Member of the Canadian Parliament for Stormont—Dundas
- In office 1974–1984
- Preceded by: Lucien Lamoureux
- Succeeded by: Norman Warner

Chancellor of the University of Windsor
- In office 2006–2019
- Succeeded by: Mary Jo Haddad

Personal details
- Born: October 27, 1939 Windsor, Ontario, Canada
- Died: April 16, 2025 (aged 85)
- Party: Liberal
- Cabinet: Minister of Communications (1984) Minister of Regional Industrial Expansion (1983–1984) Minister of Industry, Trade and Commerce (1982–1983) Minister of Regional Economic Expansion (1982–1983) Minister of State for Science and Technology (1984) Minister of State (International Trade) (1982) Minister of State (Trade) (1980–1982)
- Portfolio: Parliamentary Secretary to the Minister of Finance (1977–1978) Parliamentary Secretary to the Minister of Regional Economic Expansion (1976–1977)

= Ed Lumley =

Canadian politician (1939–2025)

Edward C. Lumley (October 27, 1939 – April 16, 2025) was a Canadian corporate executive and politician.

==Life and career==
Born in Windsor, Ontario, he received a Bachelor of Commerce degree in 1961 from Assumption University (predecessor of the University of Windsor). Lumley established himself in business in Cornwall in the other end of the province before entering politics. He served as Mayor of Cornwall between 1972 and 1974, and was first elected to the House of Commons of Canada as the Liberal Member of Parliament for Stormont—Dundas in the 1974 federal election.

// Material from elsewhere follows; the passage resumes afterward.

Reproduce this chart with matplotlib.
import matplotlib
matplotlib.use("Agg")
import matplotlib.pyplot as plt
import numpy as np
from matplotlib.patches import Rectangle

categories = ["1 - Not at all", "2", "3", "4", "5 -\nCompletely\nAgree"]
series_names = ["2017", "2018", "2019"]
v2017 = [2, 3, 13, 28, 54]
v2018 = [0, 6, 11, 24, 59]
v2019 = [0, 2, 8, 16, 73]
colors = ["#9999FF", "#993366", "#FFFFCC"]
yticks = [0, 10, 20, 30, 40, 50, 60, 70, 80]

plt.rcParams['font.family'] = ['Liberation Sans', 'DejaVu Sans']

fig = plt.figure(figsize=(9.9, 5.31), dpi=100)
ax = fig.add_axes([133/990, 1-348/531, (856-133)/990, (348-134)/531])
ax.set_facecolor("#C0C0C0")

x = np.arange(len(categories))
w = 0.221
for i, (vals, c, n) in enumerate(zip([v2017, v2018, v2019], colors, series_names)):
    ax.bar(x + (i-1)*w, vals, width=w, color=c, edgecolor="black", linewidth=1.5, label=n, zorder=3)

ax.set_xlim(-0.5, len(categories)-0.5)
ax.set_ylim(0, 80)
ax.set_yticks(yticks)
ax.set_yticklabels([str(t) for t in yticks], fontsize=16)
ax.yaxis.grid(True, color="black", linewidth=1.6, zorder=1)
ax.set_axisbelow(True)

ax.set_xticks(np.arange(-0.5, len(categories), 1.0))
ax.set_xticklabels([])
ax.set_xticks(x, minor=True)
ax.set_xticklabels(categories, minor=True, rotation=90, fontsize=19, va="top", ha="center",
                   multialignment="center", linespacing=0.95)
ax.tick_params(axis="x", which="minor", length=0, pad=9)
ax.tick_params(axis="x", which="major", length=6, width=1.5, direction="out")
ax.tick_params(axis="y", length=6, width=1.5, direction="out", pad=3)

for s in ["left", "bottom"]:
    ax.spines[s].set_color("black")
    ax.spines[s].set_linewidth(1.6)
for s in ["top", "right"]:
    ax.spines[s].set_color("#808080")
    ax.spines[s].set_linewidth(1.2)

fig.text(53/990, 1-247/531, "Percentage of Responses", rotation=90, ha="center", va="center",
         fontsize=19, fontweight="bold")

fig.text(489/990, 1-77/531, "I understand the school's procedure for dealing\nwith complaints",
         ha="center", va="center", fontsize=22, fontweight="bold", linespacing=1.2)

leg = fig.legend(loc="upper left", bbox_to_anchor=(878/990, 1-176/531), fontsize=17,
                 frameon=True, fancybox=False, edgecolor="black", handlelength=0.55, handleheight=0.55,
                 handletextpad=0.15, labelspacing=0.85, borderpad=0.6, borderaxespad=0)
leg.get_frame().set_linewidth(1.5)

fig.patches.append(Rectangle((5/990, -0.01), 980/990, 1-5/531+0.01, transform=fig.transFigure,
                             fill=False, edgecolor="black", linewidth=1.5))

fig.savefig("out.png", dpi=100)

In 1976, Lumley became parliamentary secretary to the Minister of Regional Economic Expansion. From 1977 to 1978, he served as parliamentary secretary to the Minister of Finance.

Lumley survived the 1979 election that defeated the Liberal government. The Liberals returned to power in the 1980 federal election and Prime Minister Pierre Trudeau appointed Lumley to the cabinet as Minister of State for Trade. After serving in a few other minor portfolios, he was promoted to Minister of Industry and Minister of Regional Economic Expansion in 1982.

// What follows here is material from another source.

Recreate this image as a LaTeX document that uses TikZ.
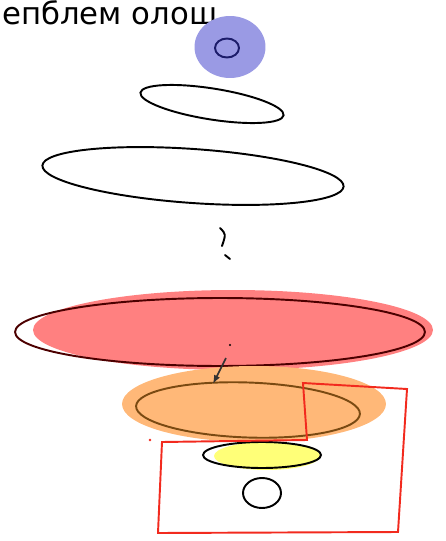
\documentclass[tikz,border=0pt]{standalone}
\usepackage{fontspec}
\newfontfamily\handfont{DejaVu Sans}
\usepackage{tikz}
\usetikzlibrary{arrows.meta,shapes.geometric}

\definecolor{blobblue}{HTML}{9A9AE4}
\definecolor{inkblue}{HTML}{1C1C6A}
\definecolor{blobred}{HTML}{FF8080}
\definecolor{blobor}{HTML}{FFB878}
\definecolor{inkbrown}{HTML}{7A4A12}
\definecolor{blobyel}{HTML}{FFFF78}
\definecolor{inkred}{HTML}{F22A1E}

\begin{document}
\begin{tikzpicture}[
    x=0.02cm, y=-0.02cm,
    blob/.style={ellipse, inner sep=0pt},
    ring/.style={ellipse, draw, inner sep=0pt, line width=1.1pt},
    arr/.style={-{Latex[length=5pt]}, line width=0.9pt}
]
\useasboundingbox (0,0) rectangle (446,541);

% title
\node[anchor=base west, inner sep=0pt, font=\handfont\fontsize{17.5}{19}\selectfont] (title) at (2,25) {епблем олош};

% top dot
\node[blob, fill=blobblue, minimum width=1.42cm, minimum height=1.24cm] (top) at (230,47) {};
\node[ring, draw=inkblue, minimum width=0.48cm, minimum height=0.38cm] (core) at (227,48) {};

% layers
\node[ring, minimum width=2.9cm, minimum height=0.62cm, rotate=-9] (lay1) at (212,104) {};
\node[ring, minimum width=6.04cm, minimum height=1.08cm, rotate=-4] (lay2) at (193,176) {};

% dots
\draw[line width=1.1pt, line cap=round] (220,228) .. controls (226,234) .. (222,246);
\draw[line width=1.1pt, line cap=round] (225,255) -- (230,259);

% red layer
\node[blob, fill=blobred, minimum width=8.0cm, minimum height=1.6cm] (red) at (233,330) {};
\node[ring, draw=black!70!red, minimum width=8.2cm, minimum height=1.36cm] (redring) at (220,332) {};

% orange layer
\node[blob, fill=blobor, minimum width=5.28cm, minimum height=1.52cm] (orange) at (254,404) {};
\node[ring, draw=inkbrown, minimum width=4.48cm, minimum height=1.1cm, rotate=-2] (orring) at (248,410) {};

% arrow
\coordinate (from) at (226,358);
\coordinate (to) at (213,384);
\fill (230,345) circle (0.6pt);
\draw[arr, black!80] (from) -- (to);

% bottom
\node[blob, fill=blobyel, minimum width=2.12cm, minimum height=0.56cm] (yel) at (267,456) {};
\node[ring, minimum width=2.36cm, minimum height=0.52cm] (yelring) at (262,455) {};
\node[ring, minimum width=0.76cm, minimum height=0.6cm] (small) at (262,493) {};

% frame
\draw[inkred, line width=1.1pt] (162,442) -- (307,440) -- (303,383) -- (407,389)
    -- (398,532) -- (158,533) -- cycle;
\fill[inkred] (150,440) circle (0.8pt);
\end{tikzpicture}
\end{document}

Trudeau's successor, John Turner, made Lumley his Minister of Communications and Minister of Regional Industrial Expansion in 1984. Lumley was defeated in the 1984 federal election that fall.

Following his electoral defeat, Lumley returned to the private sector and became an influential corporate figure. He served as vice-chairman of BMO Nesbitt Burns from 1991 onwards, lead director of Magna International, and a board member of Bell Canada Enterprises, Canadian National Railway and Air Canada.

In 2000, he was appointed to lead a commission examining salaries and compensation for Members of Parliament.

A friend of the then-prime minister, Paul Martin, he was consulted by Martin's government on various issues.

In 2006, he was appointed Chancellor of the University of Windsor.

On July 1, 2014, he was appointed a Member of the Order of Canada (CM) "for having served his community and country, notably as the federal minister of Industry." He also received the Queen Elizabeth II Golden Jubilee Medal and Queen Elizabeth II Diamond Jubilee Medal in 2002 and 2012 respectively.

On April 16, 2025, Lumley died at the age of 85.